Saturday 25 February 2012

Sake Steak with Cardamom Rice


Lowell’s up for the weekend, so we’re having something special, that won’t keep me in the kitchen on my own all night.

2 x 150g fillet steak
200g Basmati rice
2 cardamom pods
2 tbsp chopped coriander

Marinade
1 tsp English mustard
2 tbsp Worcestershire sauce
1 tbsp soy sauce
1 tbsp garlic oil

Sauce
70ml sake
1 tbsp soy sauce
1 tsp Worcestershire sauce
1 tsp English mustard

This is elegant but easy. A word on the ingredients. Get what you can, but I think Worcestershire sauce is Lea & Perrins, mustard is Colmans and soy sauce should be the dark kind. If you can’t get hold of sake, use sherry, as long as it’s good enough that you’d want to drink it on it’s own.

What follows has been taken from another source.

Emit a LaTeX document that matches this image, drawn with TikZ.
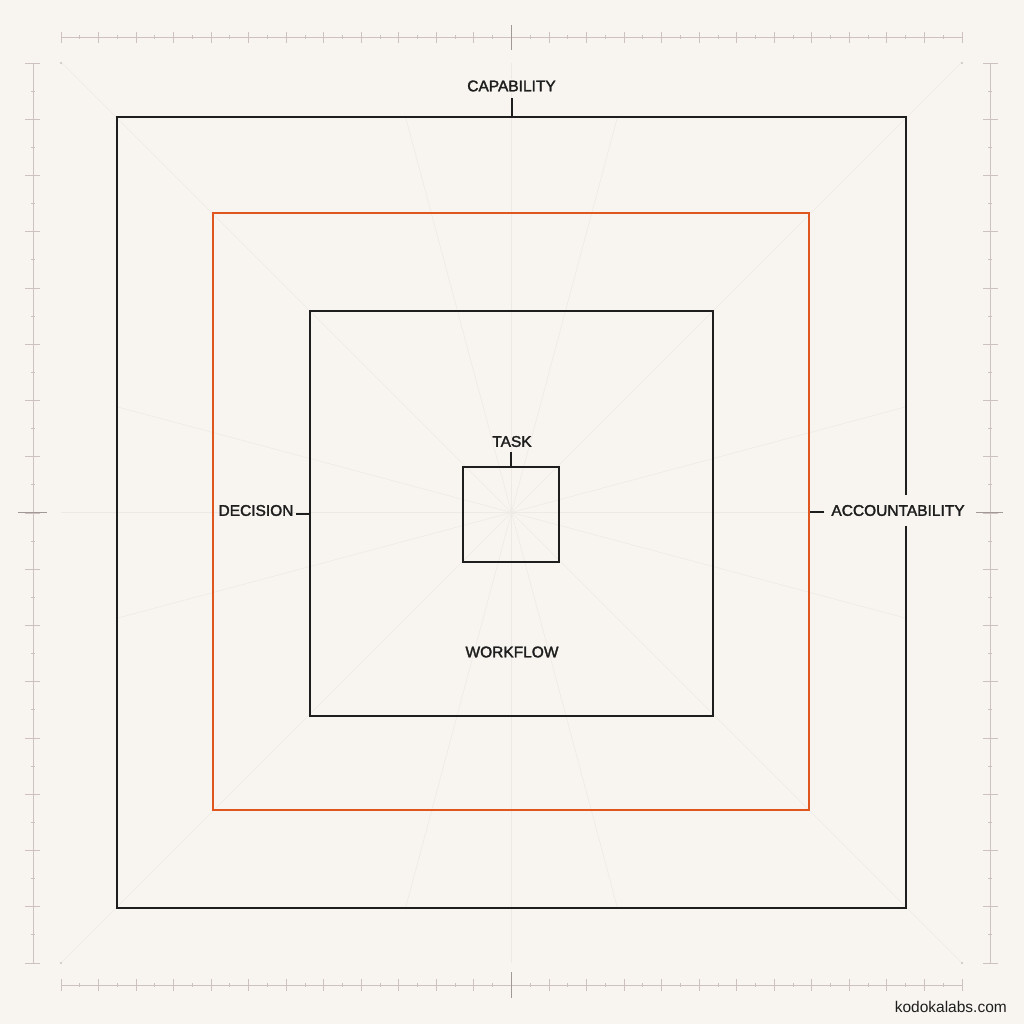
\documentclass[tikz,border=0pt]{standalone}
\usepackage{fontspec}
\setmainfont{Liberation Sans}
\font\lblfont="Liberation Sans:embolden=2" at 15.5pt
\definecolor{paper}{HTML}{F8F5F1}
\definecolor{ink}{HTML}{1E1E1E}
\definecolor{rust}{HTML}{E0561F}
\definecolor{rule}{HTML}{CDC2BD}
\definecolor{faint}{HTML}{EEE9E4}
\tikzset{
  lbl/.style={font=\lblfont, text=ink, inner sep=0pt},
  box/.style={draw=ink, line width=2pt, inner sep=0pt},
  ray/.style={draw=faint, line width=0.6pt},
  ruler/.style={draw=rule, line width=0.9pt}
}
\begin{document}
\begin{tikzpicture}[x=1pt,y=-1pt]
\fill[paper] (0,0) rectangle (1024,1024);
\useasboundingbox (0,0) rectangle (1024,1024);
% guide rays
\coordinate (mid) at (511.5,512.5);
\draw[ray] (511.5,63) -- (511.5,963);
\draw[ray] (61,512.5) -- (962,512.5);
\foreach \a in {45,135,225,315}
  \draw[ray] (mid) -- ++(\a:636);
\foreach \a in {15,75,105,165,195,255,285,345}
  \draw[ray] (mid) -- ++(\a:409);
\foreach \p in {(61,63),(962,63),(61,963),(962,963)}
  \fill[rule] \p circle (1.2);
% rulers
\draw[ruler] (61,37) -- (962,37) (61,985) -- (962,985);
\foreach \k in {0,...,24} {
  \draw[ruler] (61+37.54*\k,32) -- ++(0,11) (61+37.54*\k,979) -- ++(0,12);
}
\foreach \k in {0,...,23} {
  \draw[ruler] (79.77+37.54*\k,35) -- ++(0,4) (79.77+37.54*\k,983) -- ++(0,4);
}
\draw[ruler, line width=1.2pt, draw=rule!75!ink] (511.5,25) -- (511.5,50) (511.5,972) -- (511.5,998);
\draw[ruler] (33,63) -- (33,963) (990,63) -- (990,963);
\foreach \k in {0,...,16} {
  \draw[ruler] (25,63+56.25*\k) -- ++(15,0) (983,63+56.25*\k) -- ++(15,0);
}
\foreach \k in {0,...,15} {
  \draw[ruler] (31,91.1+56.25*\k) -- ++(4,0) (988,91.1+56.25*\k) -- ++(4,0);
}
\draw[ruler, line width=1.2pt, draw=rule!75!ink] (18,512.5) -- (47,512.5) (976,512.5) -- (1003,512.5);
% nested squares
\node[box, minimum width=789, minimum height=791] (capbox) at (511.5,512.5) {};
\node[box, draw=rust, minimum width=596, minimum height=597] (accbox) at (511,511.5) {};
\node[box, minimum width=403, minimum height=405] (flowbox) at (511.5,513.5) {};
\node[box, minimum width=96, minimum height=95] (taskbox) at (511,514.5) {};
% labels
\node[lbl, fill=paper, inner sep=2pt] (cap) at (511.5,86) {CAPABILITY};
\node[lbl, fill=paper, inner xsep=6pt, inner ysep=10pt] (acc) at (898,510.5) {ACCOUNTABILITY};
\node[lbl] (dec) at (256,510.5) {DECISION};
\node[lbl] (task) at (512,441.5) {TASK};
\node[lbl] (flow) at (512,652) {WORKFLOW};
\node[anchor=east, font=\fontsize{15.5}{18}\selectfont, text=ink, inner sep=0pt] (site) at (1007,1007) {kodokalabs.com};
% label ticks
\draw[ink, line width=2pt] (capbox.north) -- ++(0,-18);
\draw[ink, line width=2pt] (accbox.east) -- ++(14,0);
\draw[ink, line width=2pt] (flowbox.west) -- ++(-13,0);
\draw[ink, line width=2pt] (taskbox.north) -- ++(0,-14);
\end{tikzpicture}
\end{document}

Combine the steaks and marinade ingredients in a freezer bag and marinate for a few hours in the fridge. We did this in the morning and then went out for the day. Gave it all a good massage when we got back and it was good to go.

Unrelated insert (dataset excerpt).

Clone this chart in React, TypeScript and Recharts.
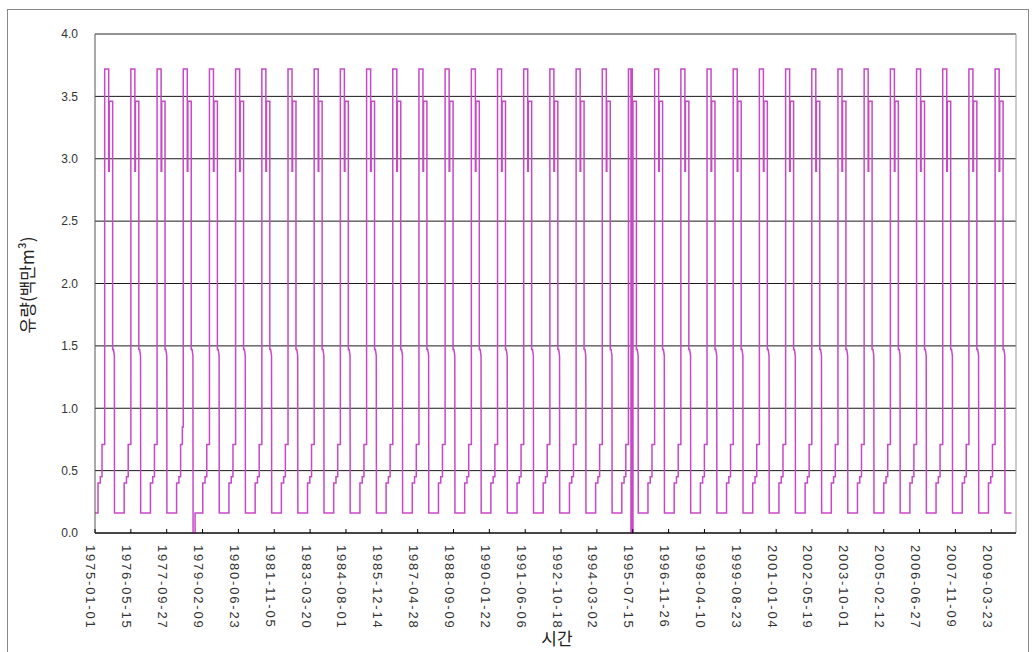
import { LineChart, Line, XAxis, YAxis, CartesianGrid, ReferenceLine } from 'recharts';

const DAY = 86400000;
const PLOT_BOTTOM = 533;

// years in the record
const years = [
  1975, 1976, 1977, 1978, 1979, 1980, 1981, 1982, 1983, 1984, 1985, 1986,
  1987, 1988, 1989, 1990, 1991, 1992, 1993, 1994, 1995, 1996, 1997, 1998,
  1999, 2000, 2001, 2002, 2003, 2004, 2005, 2006, 2007, 2008, 2009,
];

// one year of flow as vertices (day of year, 백만m³)
const yearDays = [0, 42, 42, 74, 74, 98, 98, 135, 135, 191, 191, 199, 199, 246, 246, 258, 270, 272];
const yearFlow = [0.16, 0.16, 0.4, 0.4, 0.45, 0.45, 0.71, 0.71, 3.72, 3.72, 2.9, 2.9, 3.46, 3.46, 1.47, 1.47, 1.42, 0.16];

// 1978: slower rise and a drop to zero after the season
const days1978 = [0, 42, 42, 74, 74, 98, 98, 122, 122, 135, 135, 191, 191, 199, 199, 246, 246, 258, 270, 272, 300, 300];
const flow1978 = [0.16, 0.16, 0.4, 0.4, 0.45, 0.45, 0.71, 0.71, 0.85, 0.85, 3.72, 3.72, 2.9, 2.9, 3.46, 3.46, 1.47, 1.47, 1.42, 0, 0, 0.16];

// 1995: the summer dip goes all the way to zero
const days1995 = [0, 42, 42, 74, 74, 98, 98, 135, 135, 170, 170, 178, 178, 188, 188, 198, 198, 246, 246, 258, 270, 272];
const flow1995 = [0.16, 0.16, 0.4, 0.4, 0.45, 0.45, 0.71, 0.71, 3.72, 3.72, 0, 0, 3.72, 3.72, 0, 0, 3.46, 3.46, 1.47, 1.47, 1.42, 0.16];

const tickLabels = [
  '1975-01-01', '1976-05-15', '1977-09-27', '1979-02-09', '1980-06-23', '1981-11-05',
  '1983-03-20', '1984-08-01', '1985-12-14', '1987-04-28', '1988-09-09', '1990-01-22',
  '1991-06-06', '1992-10-18', '1994-03-02', '1995-07-15', '1996-11-26', '1998-04-10',
  '1999-08-23', '2001-01-04', '2002-05-19', '2003-10-01', '2005-02-12', '2006-06-27',
  '2007-11-09', '2009-03-23',
];

const flowTicks = [0, 0.5, 1, 1.5, 2, 2.5, 3, 3.5, 4];

const profiles: Record<number, [number[], number[]]> = {
  1978: [days1978, flow1978],
  1995: [days1995, flow1995],
};

const data = years.flatMap((yr) => {
  const [d, f] = profiles[yr] ?? [yearDays, yearFlow];
  return d.map((day, i) => ({ t: Date.UTC(yr, 0, 1) + day * DAY, flow: f[i] }));
});
data.push({ t: Date.UTC(2009, 11, 31), flow: 0.16 });

const T0 = Date.UTC(1975, 0, 1);
const TEND = T0 + 12845 * DAY;
const dateTicks = tickLabels.map((s) => Date.parse(s + 'T00:00:00Z'));

const numFont = '"Liberation Sans", Arial, sans-serif';
const korFont = '"Noto Sans CJK KR", sans-serif';

function DateTick({ x, payload }: any) {
  const label = new Date(payload.value).toISOString().slice(0, 10);
  return (
    <g>
      <line x1={x} x2={x} y1={PLOT_BOTTOM} y2={PLOT_BOTTOM - 4} stroke="#000" />
      <text
        x={x - 4}
        y={545}
        dy="0.35em"
        transform={`rotate(90 ${x - 4} 545)`}
        textAnchor="start"
        fontSize={13}
        letterSpacing={1.8}
        fontFamily={numFont}
        fill="#333"
      >
        {label}
      </text>
    </g>
  );
}

export default function App() {
  return (
    <div style={{ position: 'absolute', left: 0, top: 0, width: 1033, height: 652, background: '#fff' }}>
      <LineChart
        width={1033}
        height={652}
        data={data}
        margin={{ top: 34, right: 17, bottom: 0, left: 0 }}
      >
        <CartesianGrid horizontal vertical={false} stroke="#1a1a1a" />
        <XAxis
          dataKey="t"
          type="number"
          domain={[T0, TEND]}
          ticks={dateTicks}
          interval={0}
          height={119}
          axisLine={{ stroke: '#000' }}
          tickLine={false}
          tick={<DateTick />}
        />
        <YAxis
          type="number"
          domain={[0, 4]}
          ticks={flowTicks}
          width={95}
          tickLine={false}
          tickSize={5}
          tickMargin={12}
          axisLine={{ stroke: '#555' }}
          tickFormatter={(v: number) => v.toFixed(1)}
          tick={{ fontSize: 12, fill: '#333', fontFamily: numFont }}
        />
        <ReferenceLine y={4} stroke="#999" />
        <ReferenceLine x={TEND} stroke="#999" />
        <Line
          type="linear"
          dataKey="flow"
          stroke="#C848C8"
          strokeWidth={1.5}
          dot={false}
          isAnimationActive={false}
        />
      </LineChart>
      <svg
        width={1033}
        height={652}
        style={{ position: 'absolute', left: 0, top: 0, pointerEvents: 'none' }}
      >
        <rect x={7.5} y={9.5} width={1021} height={660} fill="none" stroke="#888" />
        <text
          x={28}
          y={285}
          dy="0.35em"
          transform="rotate(-90 28 285)"
          textAnchor="middle"
          fontSize={17}
          fontFamily={korFont}
          fill="#222"
        >
          유량(백만m³)
        </text>
        <text x={557} y={645} textAnchor="middle" fontSize={17} fontFamily={korFont} fill="#222">
          시간
        </text>
      </svg>
    </div>
  );
}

Leave the steaks out to come up to room temperature. There’s no point in putting them in a hot pan if they’re freezing cold. Lowell & I are reading The Woman in White to each other and we have time to squeeze a whole new chapter in. It’s getting chilling. Who in that house do we trust?

If you don’t have a rice cooker, get one. The rice goes in. along with the cardamom pods (Bash them first). The rice will be perfect and hot, whenever the rest of the meal is ready.

Heat a griddle pan until screaming hot and give the steaks 2 minutes on each side. Wrap them up in foil and allow them to rest.

In your smallest saucepan, heat up the sake or sherry and evaporate the alcohol off. Add the other sauce ingredients. Unwrap the steaks and pour the juice into the sauce pan.

Slice the steak thinly on the diagonal and serve on a bed of cardamom-scented rice and pour the sauce over. Sprinkle the coriander on top.

We’re having this with a pinot noir that has a nose reminiscent of coffee beans. He’s starting to feel at home in my flat and I’m doing my best to encourage that. There are no left overs, which I’m taking as a good sign. Dessert has to be plain Madagascan vanilla ice cream and coffee. Elegant. Sincere.  Lowell.